*DATASET*:

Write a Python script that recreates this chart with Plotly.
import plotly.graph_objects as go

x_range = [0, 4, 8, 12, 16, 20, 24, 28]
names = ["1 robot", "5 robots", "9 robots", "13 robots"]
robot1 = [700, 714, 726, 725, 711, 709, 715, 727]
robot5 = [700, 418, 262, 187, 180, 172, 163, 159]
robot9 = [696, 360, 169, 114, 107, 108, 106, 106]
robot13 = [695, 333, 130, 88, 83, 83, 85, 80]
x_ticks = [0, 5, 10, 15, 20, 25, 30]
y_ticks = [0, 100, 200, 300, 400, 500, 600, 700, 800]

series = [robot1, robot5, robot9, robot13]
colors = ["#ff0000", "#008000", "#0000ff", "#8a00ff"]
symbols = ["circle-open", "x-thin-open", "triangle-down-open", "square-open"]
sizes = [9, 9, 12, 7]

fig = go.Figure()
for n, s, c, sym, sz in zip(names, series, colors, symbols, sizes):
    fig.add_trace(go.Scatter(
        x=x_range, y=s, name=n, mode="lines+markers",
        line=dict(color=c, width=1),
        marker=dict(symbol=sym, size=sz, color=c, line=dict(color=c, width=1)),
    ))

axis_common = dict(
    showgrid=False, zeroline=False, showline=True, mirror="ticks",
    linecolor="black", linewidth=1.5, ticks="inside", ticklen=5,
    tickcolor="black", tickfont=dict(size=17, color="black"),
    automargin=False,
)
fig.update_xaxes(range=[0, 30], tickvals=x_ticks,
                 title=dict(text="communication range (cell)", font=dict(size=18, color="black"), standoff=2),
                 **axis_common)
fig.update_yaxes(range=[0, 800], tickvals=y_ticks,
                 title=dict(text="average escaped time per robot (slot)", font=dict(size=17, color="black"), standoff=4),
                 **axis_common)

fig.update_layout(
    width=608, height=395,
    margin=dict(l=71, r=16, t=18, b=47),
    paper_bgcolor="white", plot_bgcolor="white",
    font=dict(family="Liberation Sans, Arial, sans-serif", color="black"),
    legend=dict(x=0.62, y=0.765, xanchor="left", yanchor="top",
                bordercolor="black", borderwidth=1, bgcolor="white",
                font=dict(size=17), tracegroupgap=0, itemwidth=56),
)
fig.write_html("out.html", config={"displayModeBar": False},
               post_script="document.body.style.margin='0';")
* * *
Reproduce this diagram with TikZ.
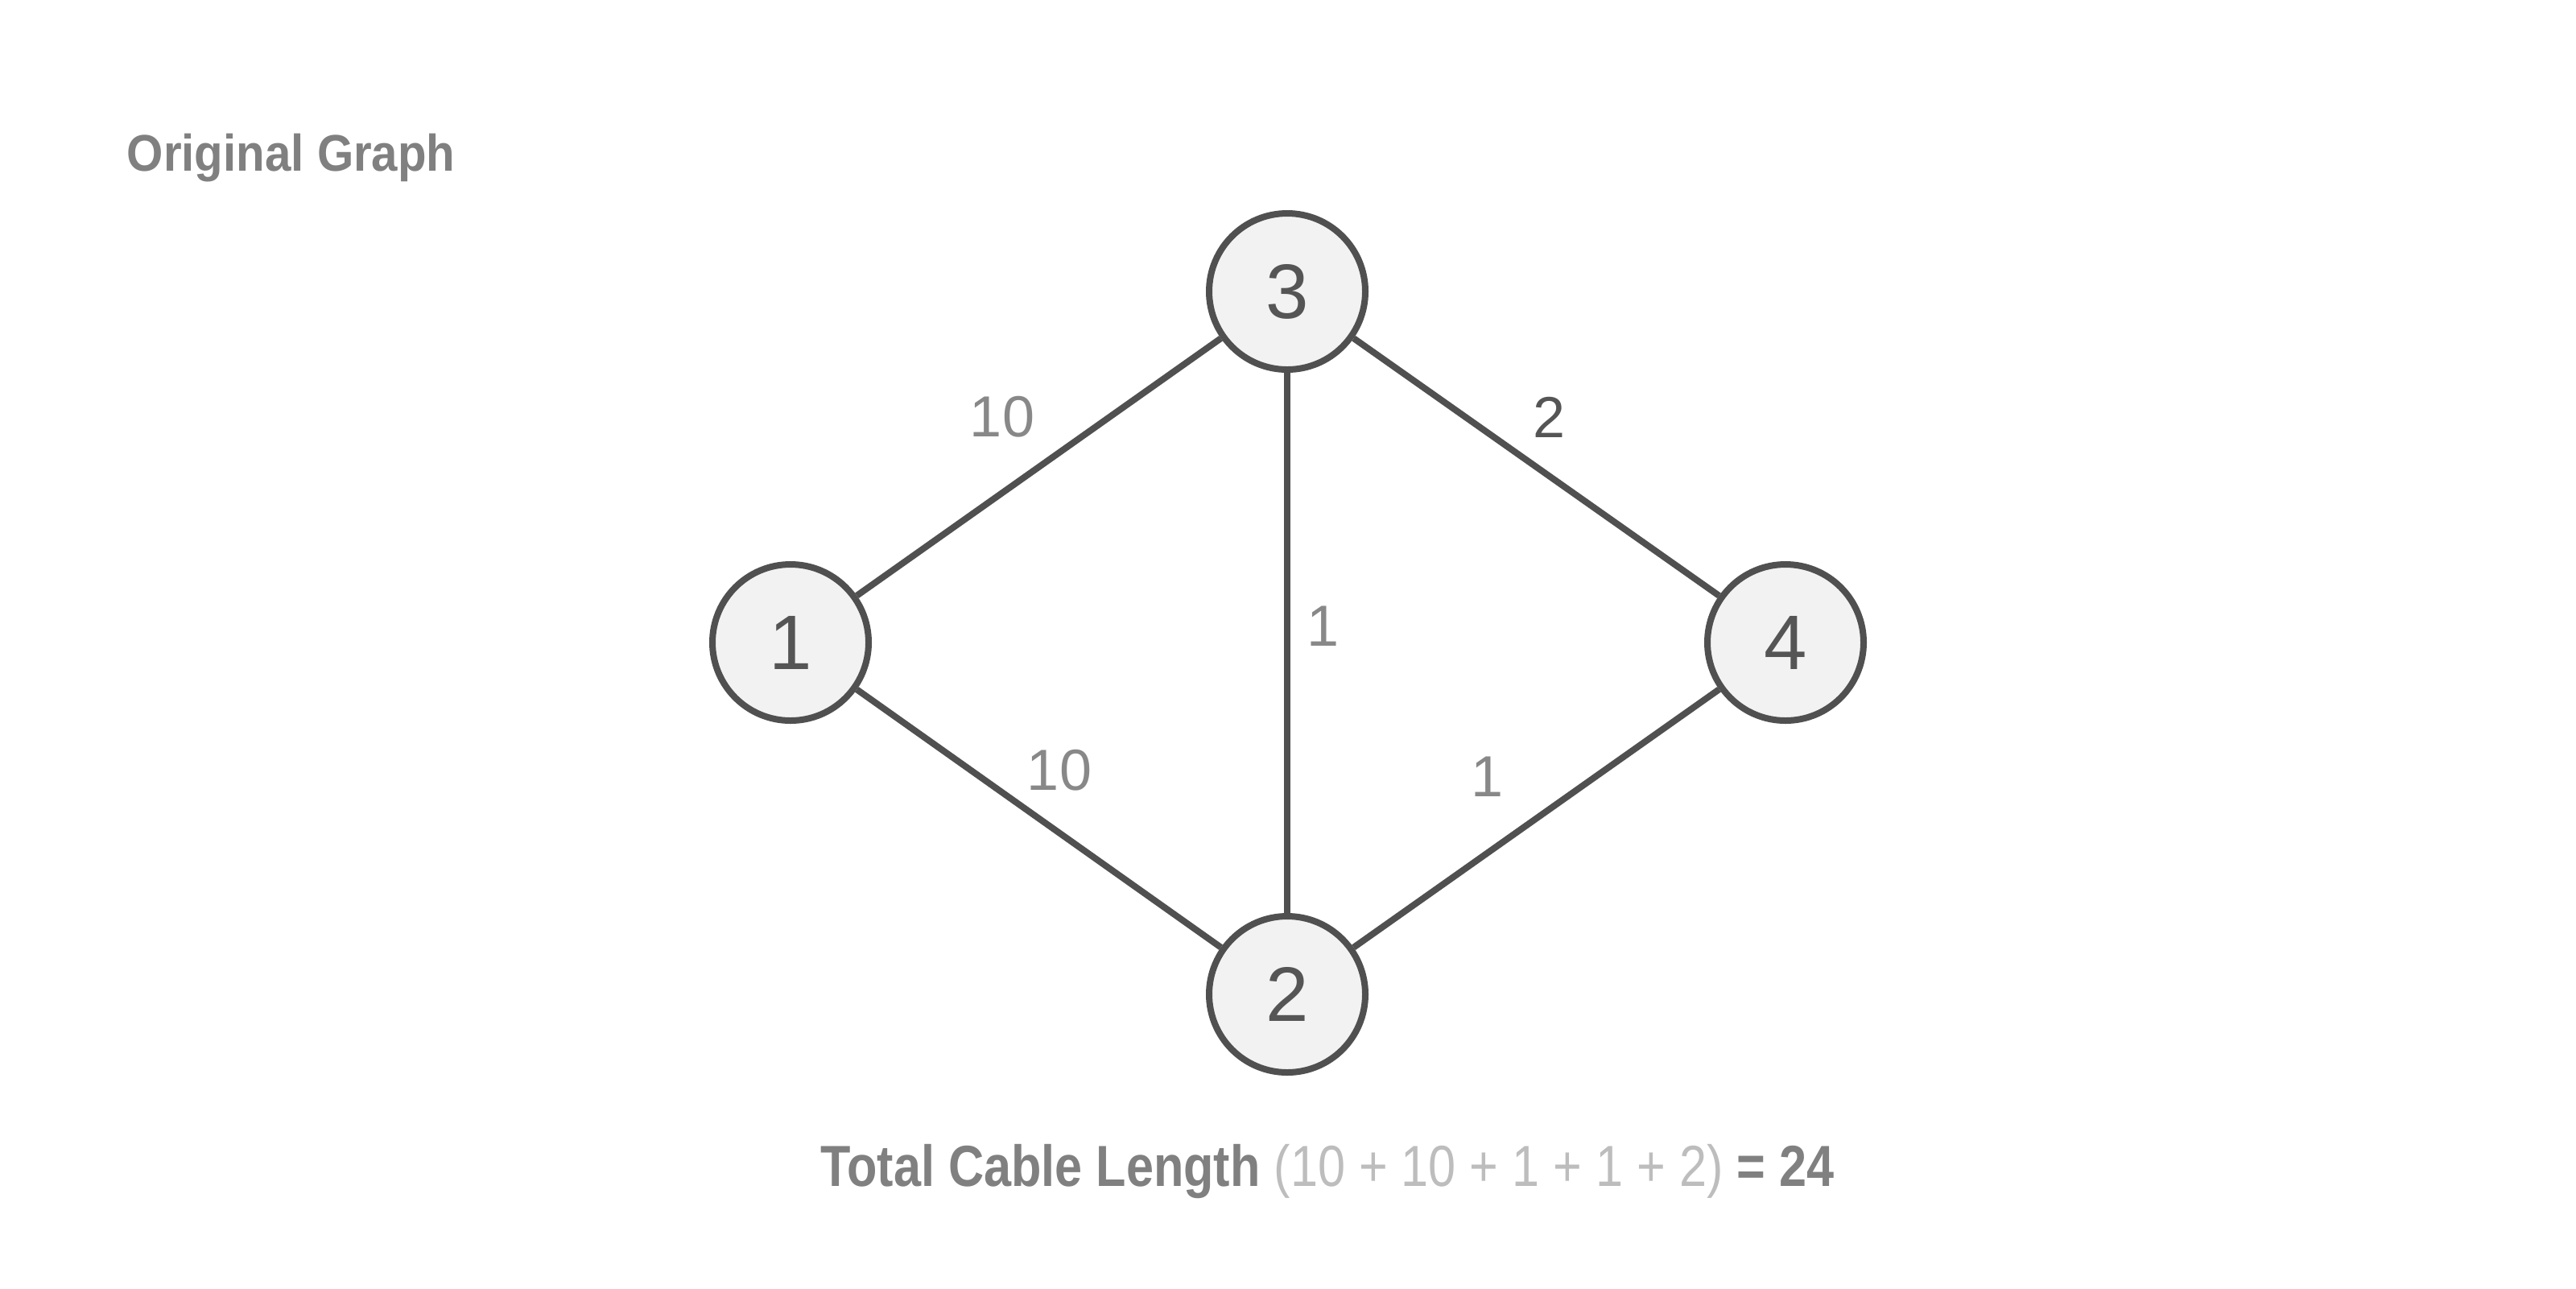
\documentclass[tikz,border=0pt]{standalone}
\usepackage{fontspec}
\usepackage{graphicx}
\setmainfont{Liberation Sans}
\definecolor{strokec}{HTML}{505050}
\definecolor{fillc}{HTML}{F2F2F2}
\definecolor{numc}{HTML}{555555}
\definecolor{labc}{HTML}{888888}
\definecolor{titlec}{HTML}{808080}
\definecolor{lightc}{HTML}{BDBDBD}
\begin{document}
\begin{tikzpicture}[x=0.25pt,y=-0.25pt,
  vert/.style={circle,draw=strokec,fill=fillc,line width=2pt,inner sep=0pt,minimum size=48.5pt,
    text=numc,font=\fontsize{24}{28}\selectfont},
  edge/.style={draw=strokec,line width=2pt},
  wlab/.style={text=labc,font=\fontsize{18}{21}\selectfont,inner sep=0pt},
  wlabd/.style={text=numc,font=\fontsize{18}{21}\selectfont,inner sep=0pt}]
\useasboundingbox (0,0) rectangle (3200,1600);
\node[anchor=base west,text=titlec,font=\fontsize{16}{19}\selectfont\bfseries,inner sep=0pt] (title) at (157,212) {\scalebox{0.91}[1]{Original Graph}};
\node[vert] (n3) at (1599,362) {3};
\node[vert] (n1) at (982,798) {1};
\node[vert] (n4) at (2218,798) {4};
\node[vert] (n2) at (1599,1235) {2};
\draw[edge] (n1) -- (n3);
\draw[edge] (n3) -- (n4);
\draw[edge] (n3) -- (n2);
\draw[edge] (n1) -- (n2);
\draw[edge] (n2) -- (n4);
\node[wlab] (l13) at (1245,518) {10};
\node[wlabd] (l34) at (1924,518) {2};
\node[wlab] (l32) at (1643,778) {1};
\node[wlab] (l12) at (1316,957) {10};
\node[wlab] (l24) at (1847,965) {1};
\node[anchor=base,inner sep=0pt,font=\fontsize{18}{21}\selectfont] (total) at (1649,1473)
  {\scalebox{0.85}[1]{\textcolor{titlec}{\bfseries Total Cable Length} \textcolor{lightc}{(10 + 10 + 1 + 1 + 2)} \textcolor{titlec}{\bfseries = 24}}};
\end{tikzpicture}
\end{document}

*STATED GOAL*:
Beginning with the line that contains "Write a Python" and ending with the line that contains "import plotly.graph_objects as go", repeat exactly those lines and no others.

*OUTPUT FOR THIS EXERCISE*:
Write a Python script that recreates this chart with Plotly.
import plotly.graph_objects as go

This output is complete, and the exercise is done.